Before Hao begins to present her findings she seeks to establish her credibility by referring to the research breadth of 300 interviews, 150 of these with current and former OpenAI employees, and access to what she calls a trove of documents and correspondence, as well as the work of a team of factcheckers. She does note that Sam Altman and OpenAI did not cooperate.

Beyond the complications and confusions of this particular company and their implications, she states a serious concern about the impact of the AI industry on the people of the world and the world’s economic structure. She calls this “an alarming direction.” At the heart of AI’s future all the control will lie with companies like OpenAI and its rivals that together make up dominant empires: “Since ChatGPT, the six largest tech giants together have seen their market caps increase $8 trillion.”

A major ethical problem within the industry can be focused on the division between what was called in OpenAI the Boomers and the Doomers. The Boomers push for quicker release of new products in hopes of the resulting investments and profits. The Doomers, those concerned with the potential destructive misuse and outcomes of the product, want more time devoted to screening for dangers.

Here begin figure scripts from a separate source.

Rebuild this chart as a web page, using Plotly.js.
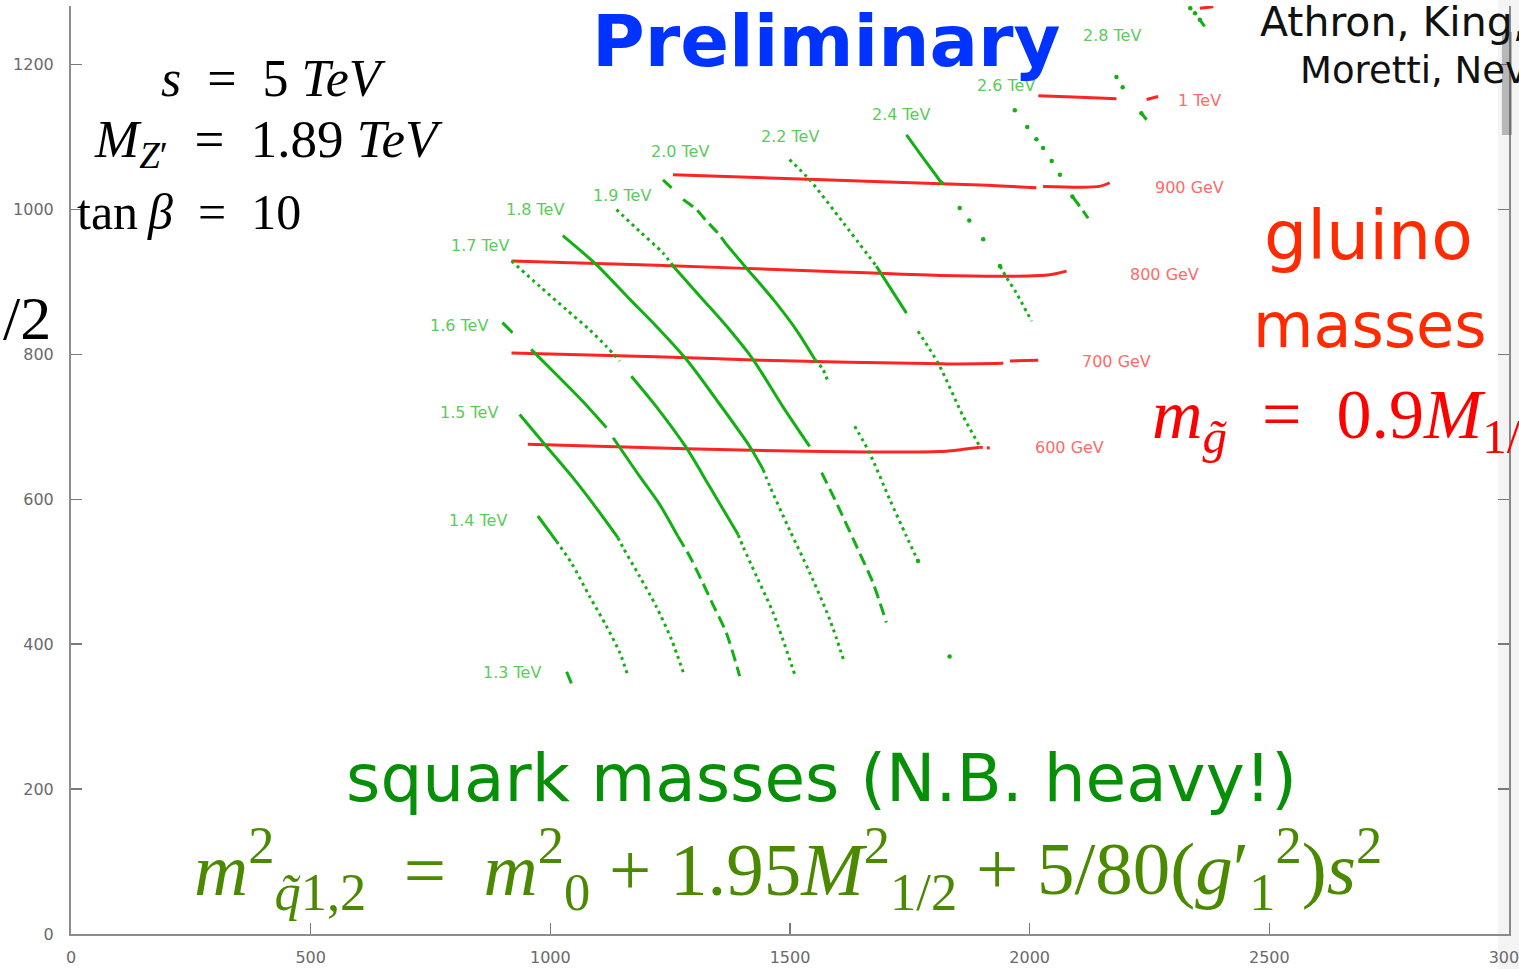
<!DOCTYPE html>
<html>
<head>
<meta charset="utf-8">
<script src="https://cdn.plot.ly/plotly-3.0.1.min.js"></script>
<style>
html,body{margin:0;padding:0;background:#fff;overflow:hidden;}
#chart{width:1519px;height:969px;}
</style>
</head>
<body>
<div id="chart"></div>
<script>
// Squark (green) and gluino (red) mass contours in the (m0, M1/2) plane, GeV.
// Segment codes between consecutive points:
//   's' solid, 'd' dotted, 'a' dashed, 'o' separate dots, '-' break.

// ---- squark contours ----
const q13_m0 = [1034, 1044];
const q13_m12 = [362, 346];
const q13_seg = ['s'];

const q14_m0 = [974, 1013, 1044, 1082, 1117, 1145, 1162];
const q14_m12 = [577, 542, 512, 466, 425, 388, 356];
const q14_seg = ['s', 'd', 'd', 'd', 'd', 'd'];

const q15_m0 = [936, 992, 1047, 1096, 1141, 1152, 1186, 1221, 1253, 1280];
const q15_m12 = [717, 673, 630, 588, 547, 533, 494, 452, 406, 356];
const q15_seg = ['s', 's', 's', 's', 'd', 'd', 'd', 'd', 'd'];

const q16_m0 = [900, 921, 960, 1013, 1068, 1117, 1131, 1186, 1228, 1266, 1291, 1315, 1339, 1367, 1395];
const q16_m12 = [844, 830, 807, 772, 735, 699, 685, 632, 593, 549, 521, 489, 455, 416, 356];
const q16_seg = ['s', '-', 's', 's', 's', '-', 's', 's', 's', 'a', 'a', 'a', 'a', 'a'];

const q17_m0 = [919, 978, 1033, 1082, 1117, 1145, 1169, 1221, 1284, 1332, 1392, 1402, 1430, 1465, 1510];
const q17_m12 = [929, 894, 862, 834, 811, 791, 770, 728, 671, 618, 551, 535, 494, 443, 358];
const q17_seg = ['d', 'd', 'd', 'd', 'd', '-', 's', 's', 's', 's', 'd', 'd', 'd', 'd'];

const q18_m0 = [1026, 1096, 1166, 1221, 1284, 1346, 1416, 1444, 1458, 1499, 1541, 1583, 1614];
const q18_m12 = [964, 924, 876, 839, 793, 738, 673, 641, 618, 558, 499, 434, 374];
const q18_seg = ['s', 's', 's', 's', 's', 's', 's', 'd', 'd', 'd', 'd', 'd'];

const q19_m0 = [1138, 1186, 1235, 1256, 1318, 1374, 1423, 1485, 1541, 1566, 1597, 1639, 1673, 1701];
const q19_m12 = [1000, 970, 940, 922, 876, 834, 793, 728, 673, 637, 595, 535, 485, 430];
const q19_seg = ['d', 'd', 'd', 's', 's', 's', 's', 's', '-', 'a', 'a', 'a', 'a'];

const q20_m0 = [1235, 1253, 1277, 1305, 1326, 1353, 1367, 1412, 1465, 1513, 1552, 1569, 1579, 1635, 1666, 1708, 1743, 1767, 1833];
const q20_m12 = [1041, 1030, 1014, 1000, 984, 965, 952, 917, 876, 834, 793, 779, 763, 701, 664, 600, 549, 515, 383];
const q20_seg = ['s', '-', 'a', 'a', 'a', 'a', 's', 's', 's', 's', 'd', 'd', '-', 'd', 'd', 'd', 'd', 'o'];

const q22_m0 = [1499, 1541, 1611, 1680, 1743, 1767, 1809, 1861, 1896];
const q22_m12 = [1069, 1041, 982, 922, 857, 832, 788, 715, 673];
const q22_seg = ['d', 'd', 'd', 's', '-', 'd', 'd', 'd'];

const q24_m0 = [1743, 1778, 1816, 1854, 1874, 1903, 1938, 1952, 1972, 2004];
const q24_m12 = [1103, 1071, 1037, 1002, 985, 959, 922, 906, 885, 846];
const q24_seg = ['s', 's', 'o', 'o', 'o', 'o', 'd', 'd', 'd'];

const q26_m0 = [1969, 1995, 2014, 2028, 2046, 2063, 2089, 2105, 2122];
const q26_m12 = [1137, 1114, 1097, 1085, 1067, 1048, 1018, 1004, 988];
const q26_seg = ['o', 'o', 'o', 'o', 'o', 'o', 'a', 'a'];

const q28_m0 = [2181, 2194, 2233, 2244];
const q28_m12 = [1183, 1169, 1133, 1124];
const q28_seg = ['o', 'o', 's'];

const q30_m0 = [2335, 2345, 2355, 2365];
const q30_m12 = [1278, 1271, 1262, 1253];
const q30_seg = ['o', 'o', 's'];

// ---- gluino contours ----
const g600_m0 = [953, 1284, 1569, 1812, 1861, 1896, 1917];
const g600_m12 = [676, 670, 666, 666, 669, 672, 671];
const g600_seg = ['s', 's', 's', 's', 's', 'd'];

const g700_m0 = [919, 1221, 1437, 1819, 1945, 1959, 2018];
const g700_m12 = [802, 797, 792, 787, 788, 791, 792];
const g700_seg = ['s', 's', 's', 's', '-', 's'];

const g800_m0 = [919, 1221, 1569, 1812, 1965, 2042, 2077];
const g800_m12 = [929, 923, 915, 909, 908, 910, 915];
const g800_seg = ['s', 's', 's', 's', 's', 's'];

const g900_m0 = [1256, 1569, 1896, 2014, 2028, 2146, 2167];
const g900_m12 = [1048, 1041, 1034, 1030, 1032, 1032, 1037];
const g900_seg = ['s', 's', 's', '-', 's', 's'];

const g1000_m0 = [2018, 2105, 2181, 2244, 2268];
const g1000_m12 = [1157, 1155, 1153, 1152, 1156];
const g1000_seg = ['s', 's', '-', 's'];

const g1100_m0 = [2355, 2383];
const g1100_m12 = [1278, 1280];
const g1100_seg = ['s'];

// ---- contour labels ----
const squarkLabels = ['1.3 TeV', '1.4 TeV', '1.5 TeV', '1.6 TeV', '1.7 TeV', '1.8 TeV',
                      '1.9 TeV', '2.0 TeV', '2.2 TeV', '2.4 TeV', '2.6 TeV', '2.8 TeV'];
const squarkLabelAtM0 = [919, 850, 830, 809, 853, 969, 1149, 1270, 1499, 1731, 1950, 2171];
const squarkLabelAtM12 = [361, 571, 720, 840, 950, 1000, 1019, 1080, 1101, 1131, 1171, 1240];

const gluinoLabels = ['600 GeV', '700 GeV', '800 GeV', '900 GeV', '1 TeV'];
const gluinoLabelAtM0 = [2084, 2182, 2282, 2334, 2355];
const gluinoLabelAtM12 = [671, 790, 910, 1030, 1150];

const SQUARK_GREEN = '#12b012';
const GLUINO_RED = '#ff2424';

const squarkSets = [
  [q13_m0, q13_m12, q13_seg], [q14_m0, q14_m12, q14_seg], [q15_m0, q15_m12, q15_seg],
  [q16_m0, q16_m12, q16_seg], [q17_m0, q17_m12, q17_seg], [q18_m0, q18_m12, q18_seg],
  [q19_m0, q19_m12, q19_seg], [q20_m0, q20_m12, q20_seg], [q22_m0, q22_m12, q22_seg],
  [q24_m0, q24_m12, q24_seg], [q26_m0, q26_m12, q26_seg], [q28_m0, q28_m12, q28_seg],
  [q30_m0, q30_m12, q30_seg]
];
const gluinoSets = [
  [g600_m0, g600_m12, g600_seg], [g700_m0, g700_m12, g700_seg], [g800_m0, g800_m12, g800_seg],
  [g900_m0, g900_m12, g900_seg], [g1000_m0, g1000_m12, g1000_seg], [g1100_m0, g1100_m12, g1100_seg]
];

const DASHES = { s: 'solid', d: '3px,4px', a: '12px,6px' };

// Split a contour into runs of equal segment style and turn each run into a trace.
function contourTraces(m0, m12, seg, color, width) {
  const out = [];
  let i = 0;
  while (i < seg.length) {
    const code = seg[i];
    let j = i;
    while (j < seg.length && seg[j] === code) j++;
    if (code !== '-') {
      const xs = m0.slice(i, j + 1);
      const ys = m12.slice(i, j + 1);
      if (code === 'o') {
        out.push({ type: 'scatter', mode: 'markers', x: xs, y: ys,
                   marker: { color: color, size: width + 1.5 },
                   hoverinfo: 'skip', showlegend: false });
      } else {
        out.push({ type: 'scatter', mode: 'lines', x: xs, y: ys,
                   line: { color: color, width: width, dash: DASHES[code], shape: 'spline', smoothing: 0.8 },
                   hoverinfo: 'skip', showlegend: false });
      }
    }
    i = j;
  }
  return out;
}

let traces = [];
gluinoSets.forEach(s => { traces = traces.concat(contourTraces(s[0], s[1], s[2], GLUINO_RED, 3)); });
squarkSets.forEach(s => { traces = traces.concat(contourTraces(s[0], s[1], s[2], SQUARK_GREEN, 3)); });

const annotations = [];
squarkLabels.forEach((t, k) => annotations.push({
  x: squarkLabelAtM0[k], y: squarkLabelAtM12[k], xref: 'x', yref: 'y', text: t, showarrow: false,
  font: { family: 'DejaVu Sans', size: 16, color: '#5ccb5c' }
}));
gluinoLabels.forEach((t, k) => annotations.push({
  x: gluinoLabelAtM0[k], y: gluinoLabelAtM12[k], xref: 'x', yref: 'y', text: t, showarrow: false,
  font: { family: 'DejaVu Sans', size: 16, color: '#ff6a6a' }
}));

const serif = 'Liberation Serif, DejaVu Serif, serif';
const hand = 'DejaVu Sans, sans-serif';
function note(text, x, y, xanchor, font) {
  annotations.push({ xref: 'paper', yref: 'paper', x: x, y: y, xanchor: xanchor, yanchor: 'middle',
                     text: text, showarrow: false, font: font });
}

note('<b>Preliminary</b>', 0.525, 0.9620, 'center', { family: 'DejaVu Sans', size: 72, color: '#0033ff' });
note('<i>s</i>\u2002=\u20025 <i>TeV</i>', 0.1405, 0.9224, 'center', { family: serif, size: 52, color: '#000' });
note('<i>M</i><sub><i>Z</i>\u2032</sub>\u2002=\u20021.89 <i>TeV</i>', 0.0146, 0.8524, 'left', { family: serif, size: 53, color: '#000' });
note('tan\u2009<i>\u03b2</i>\u2002=\u200210', 0.0028, 0.7780, 'left', { family: serif, size: 50, color: '#000' });
note('/2', -0.0125, 0.6635, 'right', { family: serif, size: 62, color: '#000' });
note('Athron, King, Miller,', 0.8255, 0.9828, 'left', { family: hand, size: 41, color: '#111' });
note('Moretti, Nevzorov', 0.8533, 0.9300, 'left', { family: hand, size: 37, color: '#111' });
note('gluino', 0.9026, 0.7532, 'center', { family: hand, size: 68, color: '#ff2a00' });
note('masses', 0.9033, 0.6562, 'center', { family: hand, size: 62, color: '#ff2a00' });
note('<i>m</i><sub><i>g\u0303</i></sub>\u2002=\u20020.9<i>M</i><sub>1/2</sub>', 0.7503, 0.5539, 'left', { family: serif, size: 70, color: '#ff0000' });
note('squark masses (N.B. heavy!)', 0.5216, 0.1681, 'center', { family: hand, size: 66, color: '#088f08' });
note('<i>m</i><sup>2</sup><sub><i>q\u0303</i>1,2</sub>\u2002=\u2002<i>m</i><sup>2</sup><sub>0</sub> + 1.95<i>M</i><sup>2</sup><sub>1/2</sub> + 5/80(<i>g</i>\u2032<sub>1</sub><sup>2</sup>)<i>s</i><sup>2</sup>',
     0.4986, 0.0711, 'center', { family: serif, size: 75, color: '#4b8a00' });

const axisCommon = {
  showgrid: false, zeroline: false, showline: true, linecolor: '#8c8c8c', linewidth: 2,
  ticks: 'inside', ticklen: 11, tickwidth: 1.5, tickcolor: '#7a7a7a',
  tickfont: { family: 'DejaVu Sans', size: 16, color: '#6a6a6a' }
};

const layout = {
  width: 1519, height: 969,
  margin: { l: 71, r: 10, t: 6, b: 35, pad: 0 },
  paper_bgcolor: '#fff', plot_bgcolor: '#fff',
  showlegend: false,
  xaxis: Object.assign({}, axisCommon, { range: [0, 3000], dtick: 500, tick0: 0, ticklabelstandoff: 8, ticklabeloverflow: 'allow' }),
  yaxis: Object.assign({}, axisCommon, { range: [0, 1281], dtick: 200, tick0: 0, mirror: 'ticks', ticklabelstandoff: 12 }),
  annotations: annotations,
  shapes: [
    { type: 'rect', xref: 'paper', yref: 'paper', x0: 0.9923, x1: 1.007, y0: -0.04, y1: 1.007,
      line: { width: 0 }, fillcolor: 'rgba(120,120,120,0.08)', layer: 'above' },
    { type: 'rect', xref: 'paper', yref: 'paper', x0: 0.9951, x1: 1.0021, y0: 0.861, y1: 0.972,
      line: { width: 0 }, fillcolor: 'rgba(70,70,70,0.35)', layer: 'above' }
  ]
};

Plotly.newPlot('chart', traces, layout, { displayModeBar: false, staticPlot: true });
</script>
</body>
</html>
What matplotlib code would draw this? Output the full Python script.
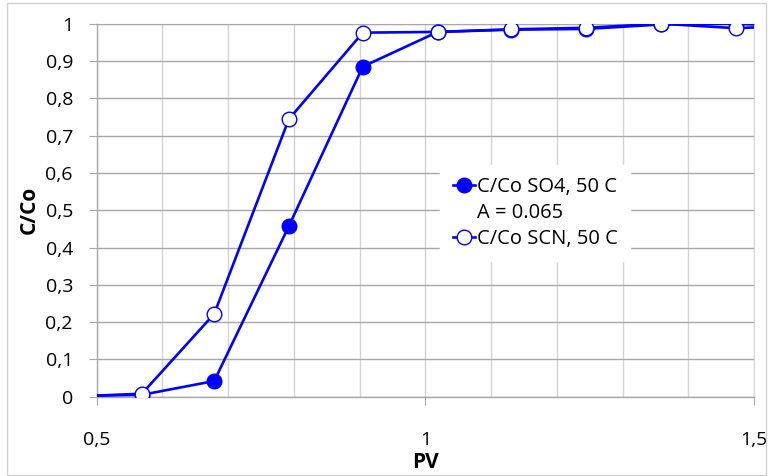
import matplotlib
matplotlib.use("Agg")
import matplotlib.pyplot as plt
from matplotlib.lines import Line2D
from matplotlib.patches import Rectangle
from matplotlib.ticker import FuncFormatter, MultipleLocator

plt.rcParams['font.family'] = ['Open Sans', 'DejaVu Sans']

# Data (first/last points lie on the axis limits and carry no marker)
pv = [0.5, 0.569, 0.679, 0.7925, 0.905, 1.019, 1.131, 1.245, 1.359, 1.472, 1.5]
so4 = [0.003, 0.005, 0.042, 0.457, 0.885, 0.978, 0.984, 0.986, 0.998, 1.0, 0.998]
scn = [0.003, 0.008, 0.222, 0.744, 0.976, 0.978, 0.985, 0.989, 1.0, 0.988, 0.99]
label_so4 = "C/Co SO4, 50 C"
label_scn = "C/Co SCN, 50 C"
label_a = "A = 0.065"
x_label = "PV"
y_label = "C/Co"

blue = "#0000FF"
fig = plt.figure(figsize=(7.69, 4.76), dpi=100)
ax = fig.add_axes([0.1255, 0.1666, 0.855, 0.7836])

mk = slice(1, -1)
ax.plot(pv, so4, color=blue, lw=1.9, marker='o', ms=10.5, mfc=blue, mec=blue,
        markevery=mk, zorder=3)
ax.plot(pv, scn, color=blue, lw=1.9, marker='o', ms=10.5, mfc='white', mec=blue,
        mew=1.0, markevery=mk, zorder=4)

ax.set_xlim(0.5, 1.5)
ax.set_ylim(0, 1)
ax.xaxis.set_major_locator(MultipleLocator(0.5))
ax.xaxis.set_minor_locator(MultipleLocator(0.1))
ax.yaxis.set_major_locator(MultipleLocator(0.1))

fmt = FuncFormatter(lambda v, p: ("%g" % round(v, 2)).replace('.', ','))
ax.xaxis.set_major_formatter(fmt)
ax.yaxis.set_major_formatter(fmt)

ax.grid(True, axis='y', which='major', color='#a8a8a8', lw=1.0)
ax.grid(True, axis='x', which='both', color='#d4d4d4', lw=1.0)
ax.set_axisbelow(True)

for s in ['left', 'bottom']:
    ax.spines[s].set_color('#a8a8a8')
    ax.spines[s].set_linewidth(1.0)
ax.spines['top'].set_color('#a8a8a8')
ax.spines['right'].set_color('#d4d4d4')

ax.tick_params(axis='y', which='major', length=6, color='#a8a8a8', pad=11, labelsize=14)
ax.tick_params(axis='x', which='major', length=6, color='#a8a8a8', pad=19, labelsize=14)
ax.tick_params(axis='x', which='minor', length=0)

ax.set_xlabel(x_label, fontsize=15, fontweight='bold', labelpad=2)
ax.set_ylabel(y_label, fontsize=15, fontweight='bold', labelpad=4)

h1 = Line2D([], [], color=blue, lw=1.9, marker='o', ms=10.5, mfc=blue, mec=blue)
h2 = Line2D([], [], color=blue, lw=1.9, marker='o', ms=10.5, mfc='white', mec=blue, mew=1.0)
h0 = Line2D([], [], color='none', lw=0)
leg = ax.legend([h1, h0, h2], [label_so4, label_a, label_scn],
                loc='center', bbox_to_anchor=(0.667, 0.4925), frameon=True,
                fancybox=False, edgecolor='white', facecolor='white', framealpha=1,
                fontsize=14.5, handlelength=1.1, handletextpad=0.1,
                labelspacing=0.3, borderpad=0.6, markerscale=1.0)
leg.set_zorder(5)

fig.patches.append(Rectangle((0.009, 0.002), 0.987, 0.992, transform=fig.transFigure,
                             fill=False, edgecolor='#d0d0d0', lw=1.0))

fig.savefig("out.png", dpi=100)
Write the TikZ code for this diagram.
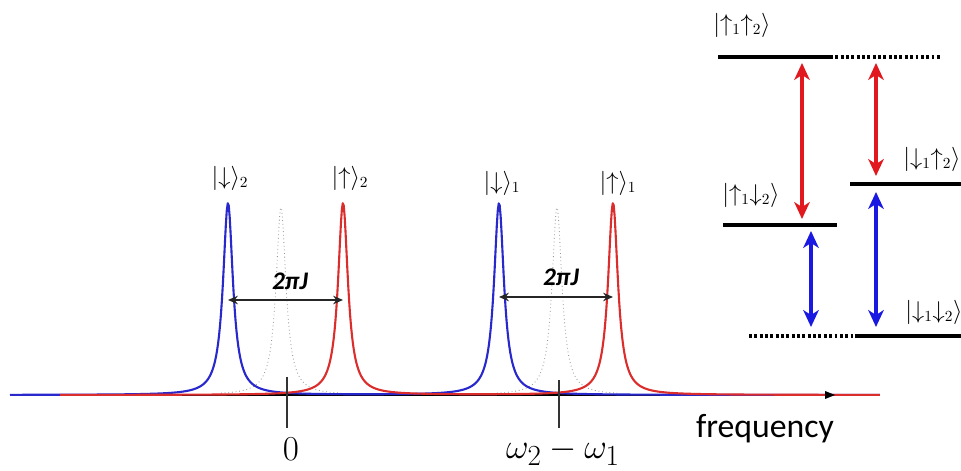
\documentclass[tikz,border=0pt]{standalone}
\usepackage{fontspec}
\setsansfont{Carlito}
\usetikzlibrary{arrows.meta}
\usepackage{amsmath}
\definecolor{cBlue}{RGB}{40, 40, 205}
\definecolor{cRed}{RGB}{220, 45, 45}
\definecolor{aBlue}{RGB}{25, 25, 225}
\definecolor{aRed}{RGB}{225, 25, 30}
\definecolor{cGhost}{RGB}{150, 150, 150}

\begin{document}
\begin{tikzpicture}[
    x=0.025cm, y=-0.025cm,
    declare function={lor(\z,\m)=192*0.36/(((\z-\m)/10)^2+0.36);},
    peak/.style={line width=1.5pt, line join=round},
    ghost/.style={line width=0.6pt, cGhost, dotted},
    freqaxis/.style={line width=1.8pt, black},
    tick/.style={line width=1pt, black!80},
    split/.style={{Stealth[length=7pt,width=6pt]}-{Stealth[length=7pt,width=6pt]}, line width=1.3pt, black!85},
    lvl/.style={line width=2.5pt, black},
    dotlvl/.style={line width=2.5pt, black, dash pattern=on 2pt off 1.8pt},
    trans/.style={{Stealth[length=12pt,width=11pt,inset=3.5pt]}-{Stealth[length=12pt,width=11pt,inset=3.5pt]}, line width=2.5pt},
    ket/.style={font=\fontsize{16}{18}\selectfont, inner sep=0pt},
    big/.style={font=\fontsize{30}{34}\selectfont, inner sep=0pt},
    jlabel/.style={font=\sffamily\bfseries\itshape\fontsize{18}{20}\selectfont, inner sep=0pt}
]
\useasboundingbox (0,0) rectangle (961,471);

% frequency axis and spectrum
\coordinate (ax0) at (10,395);
\coordinate (ax1) at (835,395);
\draw[freqaxis] (ax0) -- (ax1);
\draw[ghost] plot[domain=221:341, samples=120] (\x, {395-0.98*lor(\x,281)});
\draw[ghost] plot[domain=497:617, samples=120] (\x, {395-0.98*lor(\x,557)});
\draw[peak, cBlue] plot[domain=10:880, samples=900] (\x, {395-lor(\x,228)-lor(\x,499)});
\draw[peak, cRed] plot[domain=60:880, samples=900] (\x, {395-lor(\x,343)-lor(\x,613)});
\fill[black] (ax1) -- ++(-10,-4) -- ++(0,8) -- cycle;

% peak labels
\node[ket] (d2) at (230,178) {$|{\downarrow}\rangle_2$};
\node[ket] (u2) at (350,178) {$|{\uparrow}\rangle_2$};
\node[ket] (d1) at (502,183) {$|{\downarrow}\rangle_1$};
\node[ket] (u1) at (618,183) {$|{\uparrow}\rangle_1$};

% coupling splittings
\coordinate (s2a) at (228,300);
\coordinate (s2b) at (343,300);
\coordinate (s1a) at (499,297);
\coordinate (s1b) at (613,297);
\draw[split] (s2a) -- (s2b);
\draw[split] (s1a) -- (s1b);
\node[jlabel] (j2) at (290,281) {2πJ};
\node[jlabel] (j1) at (561,277) {2πJ};

% ticks and axis labels
\coordinate (t0a) at (287,377);
\coordinate (t0b) at (287,428);
\coordinate (t1a) at (559,380);
\coordinate (t1b) at (559,428);
\draw[tick] (t0a) -- (t0b);
\draw[tick] (t1a) -- (t1b);
\node[big, anchor=base] (zero) at (291,461) {$0$};
\node[big, anchor=base] (diff) at (563,459) {$\omega_2-\omega_1$};
\node[font=\sffamily\fontsize{24}{28}\selectfont, inner sep=0pt, anchor=base] (freq) at (765,438) {frequency};

% energy levels
\coordinate (uuL) at (718,57);
\coordinate (uuM) at (830,57);
\coordinate (uuR) at (942,57);
\coordinate (udL) at (723,225);
\coordinate (udR) at (837,225);
\coordinate (duL) at (850,184);
\coordinate (duR) at (961,184);
\coordinate (ddL) at (749,336);
\coordinate (ddM) at (855,336);
\coordinate (ddR) at (961,336);
\draw[lvl] (uuL) -- (uuM);
\draw[dotlvl] (uuM) -- (uuR);
\draw[lvl] (udL) -- (udR);
\draw[lvl] (duL) -- (duR);
\draw[dotlvl] (ddL) -- (ddM);
\draw[lvl] (ddM) -- (ddR);
\node[ket] (uu) at (742,25) {$|{\uparrow_1}{\uparrow_2}\rangle$};
\node[ket] (ud) at (751,195) {$|{\uparrow_1}{\downarrow_2}\rangle$};
\node[ket] (du) at (932,159) {$|{\downarrow_1}{\uparrow_2}\rangle$};
\node[ket] (dd) at (934,312) {$|{\downarrow_1}{\downarrow_2}\rangle$};

% transitions
\coordinate (r1t) at (802,63);
\coordinate (r1b) at (802,219);
\coordinate (r2t) at (876,63);
\coordinate (r2b) at (876,176);
\coordinate (b1t) at (811,231);
\coordinate (b1b) at (811,327);
\coordinate (b2t) at (876,192);
\coordinate (b2b) at (876,327);
\draw[trans, aRed] (r1t) -- (r1b);
\draw[trans, aRed] (r2t) -- (r2b);
\draw[trans, aBlue] (b1t) -- (b1b);
\draw[trans, aBlue] (b2t) -- (b2b);

\end{tikzpicture}
\end{document}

It may come as no surprise that the Boomers dominate, shrinking the review period for scrutiny so that the product could be released to be market as soon as possible and ahead of rival products.

The social and environmental costs Hao investigates are not directly part of AI technology but cause consequences of the industry for workers and for the environment. While AI has been gathering texts and images from countless sources, often resulting in copyright violation lawsuits, much of what is swept up is negative to AI users depending on Large Language Models (LLMs), using a technology of transformers that process billions of words to identify patterns and generate coherent text. The problem is that many of these word patterns present dangerous content, such as child pornography, racist, sexist, and other offensive statements.

To screen and remove such language, companies like OpenAI hire workers through subordinate firms to delete such content. Many of these workers who live in poor countries like Kenya and Venezuela are paid a pittance to reduce costs to a minimum; they spend hours and hours a day for survival earnings. In addition, many of the workers are so disturbed by the offensiveness of what they have to read that they suffer severe psychological damage. Hoa calls this situation and exploitation an “acceleration toward [a] modern-day colonial world order.”

This she sees as a rebirth of the abuses of an earlier time of competing world empires: “During the long era of European colonialism, empires seized and extracted resources that were not their own and exploited the labor of the people they subjugated to mine, cultivate, and refine those resources for the empires’ enrichment.”

Beyond this exploitation of people, our habitat and its resources in multiple countries have become expendable in the exponential need for more and more power generation for AI facilities, eating up thousands of acres of land and consuming massive amounts of potable water to cool processing machinery. In addition, the cost of creating these facilities adds up to many billions: “By 2030, at the current pace of growth, data centers are projected to use 8 percent of the country’s power, compared with 3 percent in 2022; AI computing globally could use more energy than all of India, the world’s third-largest electricity consumer.”

It’s clear that Karen Hao is skeptical about and even hostile to AI developments in light of the fallibilities of the highly compensated Silicon Valley leaders, the starved workers at the bottom, the despoiling of land and water, and the vague uncertainty that AGI will ever be achieved or worth the costs considering its potential of destructive effects on human society. Her suggested alternative to the present system is certainly idealistic—a collection of small-scale democratic community projects conducted throughout the world: “Models can be small and task specific, their training data contained and knowable, ridding the incentives for widespread exploitative and psychologically harmful labor practices and the all-consuming extractivism of producing and running massive supercomputers.” But would the billionaires of OpenAI and its rivals allow that to happen?